If you’re a student who aspires to play in an orchestra, don’t spend ALL your time learning the latest concerto or memorising all the De Lorenzo studies! Learn the repertoire, listen to the music that you’re likely to play. To play as an extra, you will need to learn to be very flexible in terms of pitch, colour, and dynamics. It’s amazing how often we’ve heard someone whose sound and pitch go completely out of control once they have to play a true pianissimo in a wind section chord. Learn to play super ppp, and still maintain a good harmonic content in your sound, and BE FLEXIBLE.
Sing with your own voice. Nobody will pay to hear a copy of a famous flute player. If you’re always listening to this flute player or that flute player you’ll end up with just one concept of sound and phrasing, which makes you an inflexible player! You have to listen to the lesser known but equally good players that are around now and in years past, and you have to listen to other instruments. If you play Cesar Franck, do you listen to a recording by a flute player, or a violin, or a cello? Remember that Marcel Moyse wrote a whole treatise on sound and expression based on his experiences in the opera house.

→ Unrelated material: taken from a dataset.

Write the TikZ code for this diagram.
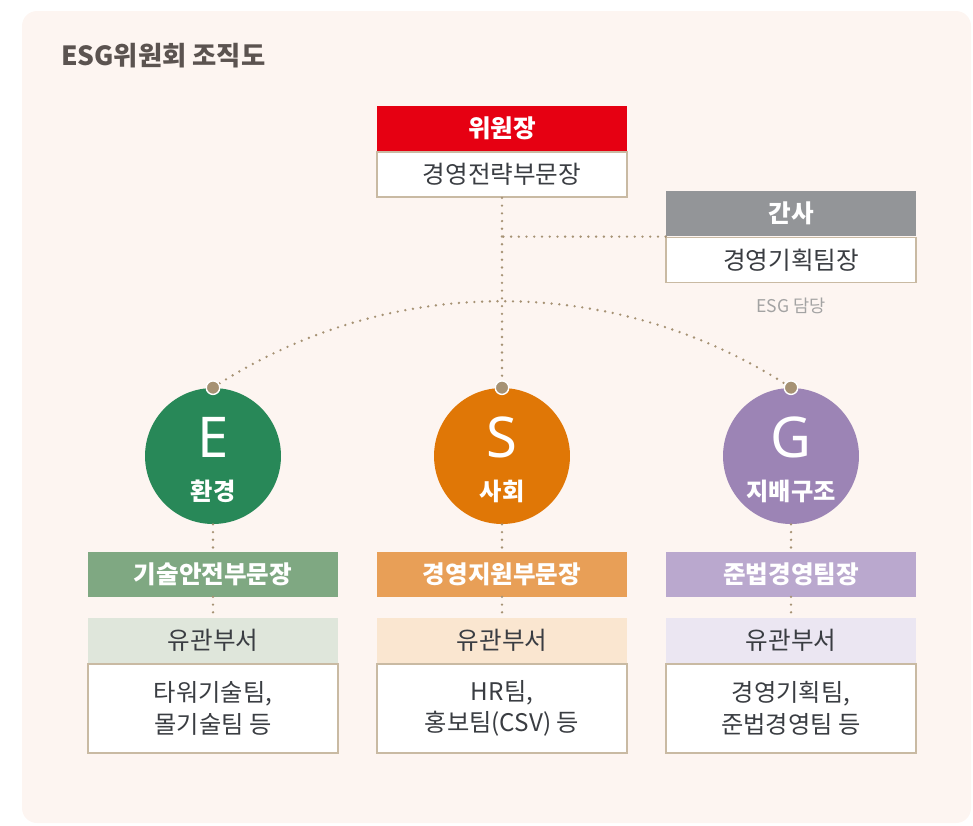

Finally, it’s traditional to complain about everything in the musical world, but in today’s financial climate we all know lots of people who’ve lost their jobs in a thousand different careers. Our own lives are centred around the OSPA, which has had some financial problems over the last 25 years…like every other orchestra. We think that the really important thing is to remain open to new ideas, and to be prepared to move to wherever in the world the work takes you. Don’t be scared to emigrate — if you want to live in the same area as your parents or family, you should probably think about a different career!